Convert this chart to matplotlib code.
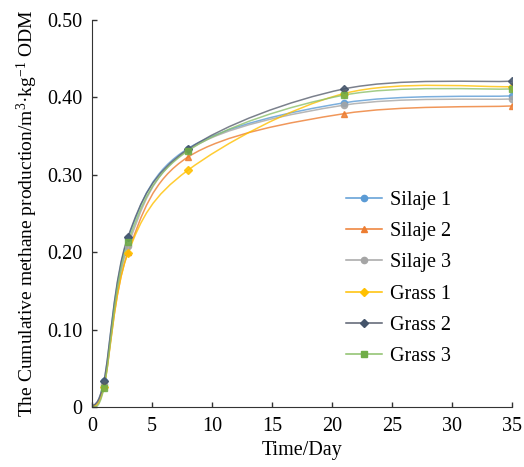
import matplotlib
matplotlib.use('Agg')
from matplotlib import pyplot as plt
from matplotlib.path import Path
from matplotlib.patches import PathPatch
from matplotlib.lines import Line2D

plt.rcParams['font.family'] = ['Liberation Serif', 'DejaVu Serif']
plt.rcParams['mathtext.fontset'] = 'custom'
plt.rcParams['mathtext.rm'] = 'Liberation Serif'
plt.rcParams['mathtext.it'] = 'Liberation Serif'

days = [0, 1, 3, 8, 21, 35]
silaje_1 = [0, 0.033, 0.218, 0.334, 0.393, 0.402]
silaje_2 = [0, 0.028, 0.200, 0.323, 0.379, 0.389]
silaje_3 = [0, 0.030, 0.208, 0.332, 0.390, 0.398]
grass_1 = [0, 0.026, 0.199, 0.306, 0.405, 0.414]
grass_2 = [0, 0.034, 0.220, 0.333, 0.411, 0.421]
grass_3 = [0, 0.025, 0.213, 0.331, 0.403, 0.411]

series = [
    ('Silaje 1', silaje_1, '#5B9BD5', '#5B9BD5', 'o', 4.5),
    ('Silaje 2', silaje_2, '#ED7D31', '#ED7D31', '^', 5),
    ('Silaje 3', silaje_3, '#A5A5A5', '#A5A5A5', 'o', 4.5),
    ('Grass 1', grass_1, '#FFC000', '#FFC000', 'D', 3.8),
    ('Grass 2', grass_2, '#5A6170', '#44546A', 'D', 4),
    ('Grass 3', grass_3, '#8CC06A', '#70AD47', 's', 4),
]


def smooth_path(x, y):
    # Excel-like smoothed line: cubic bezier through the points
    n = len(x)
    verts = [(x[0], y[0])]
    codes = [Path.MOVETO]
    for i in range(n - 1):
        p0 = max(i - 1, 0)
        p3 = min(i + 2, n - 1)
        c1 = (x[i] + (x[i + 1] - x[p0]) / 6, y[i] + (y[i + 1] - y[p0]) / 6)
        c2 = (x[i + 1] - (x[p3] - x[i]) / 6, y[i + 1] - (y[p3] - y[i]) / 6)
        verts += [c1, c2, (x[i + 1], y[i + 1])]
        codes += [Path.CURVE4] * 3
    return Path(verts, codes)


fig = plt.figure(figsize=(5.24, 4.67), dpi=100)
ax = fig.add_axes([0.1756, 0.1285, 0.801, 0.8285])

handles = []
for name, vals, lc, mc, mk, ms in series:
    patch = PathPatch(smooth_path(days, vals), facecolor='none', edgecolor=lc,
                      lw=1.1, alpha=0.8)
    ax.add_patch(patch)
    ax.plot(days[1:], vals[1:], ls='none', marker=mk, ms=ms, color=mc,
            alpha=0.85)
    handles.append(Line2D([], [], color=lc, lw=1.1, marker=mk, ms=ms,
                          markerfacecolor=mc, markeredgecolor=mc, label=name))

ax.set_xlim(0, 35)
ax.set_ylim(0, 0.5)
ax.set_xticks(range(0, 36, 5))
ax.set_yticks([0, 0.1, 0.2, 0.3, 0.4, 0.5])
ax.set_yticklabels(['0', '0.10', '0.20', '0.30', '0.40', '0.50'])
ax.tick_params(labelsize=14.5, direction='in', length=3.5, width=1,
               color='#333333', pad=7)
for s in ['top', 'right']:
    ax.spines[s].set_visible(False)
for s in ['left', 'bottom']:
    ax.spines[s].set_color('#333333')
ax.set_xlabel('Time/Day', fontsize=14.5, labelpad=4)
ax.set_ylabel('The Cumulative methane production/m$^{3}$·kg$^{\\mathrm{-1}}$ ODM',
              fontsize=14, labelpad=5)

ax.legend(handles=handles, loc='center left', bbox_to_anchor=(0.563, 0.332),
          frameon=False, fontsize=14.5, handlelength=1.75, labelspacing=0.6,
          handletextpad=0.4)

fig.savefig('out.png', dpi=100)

################

# WHAT YOU HAVE TO DO
Copy the data character for character, but drop all pictures from the copy.

# ANSWER IN FULL
Convert this chart to matplotlib code.
import matplotlib
matplotlib.use('Agg')
from matplotlib import pyplot as plt
from matplotlib.path import Path
from matplotlib.patches import PathPatch
from matplotlib.lines import Line2D

plt.rcParams['font.family'] = ['Liberation Serif', 'DejaVu Serif']
plt.rcParams['mathtext.fontset'] = 'custom'
plt.rcParams['mathtext.rm'] = 'Liberation Serif'
plt.rcParams['mathtext.it'] = 'Liberation Serif'

days = [0, 1, 3, 8, 21, 35]
silaje_1 = [0, 0.033, 0.218, 0.334, 0.393, 0.402]
silaje_2 = [0, 0.028, 0.200, 0.323, 0.379, 0.389]
silaje_3 = [0, 0.030, 0.208, 0.332, 0.390, 0.398]
grass_1 = [0, 0.026, 0.199, 0.306, 0.405, 0.414]
grass_2 = [0, 0.034, 0.220, 0.333, 0.411, 0.421]
grass_3 = [0, 0.025, 0.213, 0.331, 0.403, 0.411]

series = [
    ('Silaje 1', silaje_1, '#5B9BD5', '#5B9BD5', 'o', 4.5),
    ('Silaje 2', silaje_2, '#ED7D31', '#ED7D31', '^', 5),
    ('Silaje 3', silaje_3, '#A5A5A5', '#A5A5A5', 'o', 4.5),
    ('Grass 1', grass_1, '#FFC000', '#FFC000', 'D', 3.8),
    ('Grass 2', grass_2, '#5A6170', '#44546A', 'D', 4),
    ('Grass 3', grass_3, '#8CC06A', '#70AD47', 's', 4),
]


def smooth_path(x, y):
    # Excel-like smoothed line: cubic bezier through the points
    n = len(x)
    verts = [(x[0], y[0])]
    codes = [Path.MOVETO]
    for i in range(n - 1):
        p0 = max(i - 1, 0)
        p3 = min(i + 2, n - 1)
        c1 = (x[i] + (x[i + 1] - x[p0]) / 6, y[i] + (y[i + 1] - y[p0]) / 6)
        c2 = (x[i + 1] - (x[p3] - x[i]) / 6, y[i + 1] - (y[p3] - y[i]) / 6)
        verts += [c1, c2, (x[i + 1], y[i + 1])]
        codes += [Path.CURVE4] * 3
    return Path(verts, codes)


fig = plt.figure(figsize=(5.24, 4.67), dpi=100)
ax = fig.add_axes([0.1756, 0.1285, 0.801, 0.8285])

handles = []
for name, vals, lc, mc, mk, ms in series:
    patch = PathPatch(smooth_path(days, vals), facecolor='none', edgecolor=lc,
                      lw=1.1, alpha=0.8)
    ax.add_patch(patch)
    ax.plot(days[1:], vals[1:], ls='none', marker=mk, ms=ms, color=mc,
            alpha=0.85)
    handles.append(Line2D([], [], color=lc, lw=1.1, marker=mk, ms=ms,
                          markerfacecolor=mc, markeredgecolor=mc, label=name))

ax.set_xlim(0, 35)
ax.set_ylim(0, 0.5)
ax.set_xticks(range(0, 36, 5))
ax.set_yticks([0, 0.1, 0.2, 0.3, 0.4, 0.5])
ax.set_yticklabels(['0', '0.10', '0.20', '0.30', '0.40', '0.50'])
ax.tick_params(labelsize=14.5, direction='in', length=3.5, width=1,
               color='#333333', pad=7)
for s in ['top', 'right']:
    ax.spines[s].set_visible(False)
for s in ['left', 'bottom']:
    ax.spines[s].set_color('#333333')
ax.set_xlabel('Time/Day', fontsize=14.5, labelpad=4)
ax.set_ylabel('The Cumulative methane production/m$^{3}$·kg$^{\\mathrm{-1}}$ ODM',
              fontsize=14, labelpad=5)

ax.legend(handles=handles, loc='center left', bbox_to_anchor=(0.563, 0.332),
          frameon=False, fontsize=14.5, handlelength=1.75, labelspacing=0.6,
          handletextpad=0.4)

fig.savefig('out.png', dpi=100)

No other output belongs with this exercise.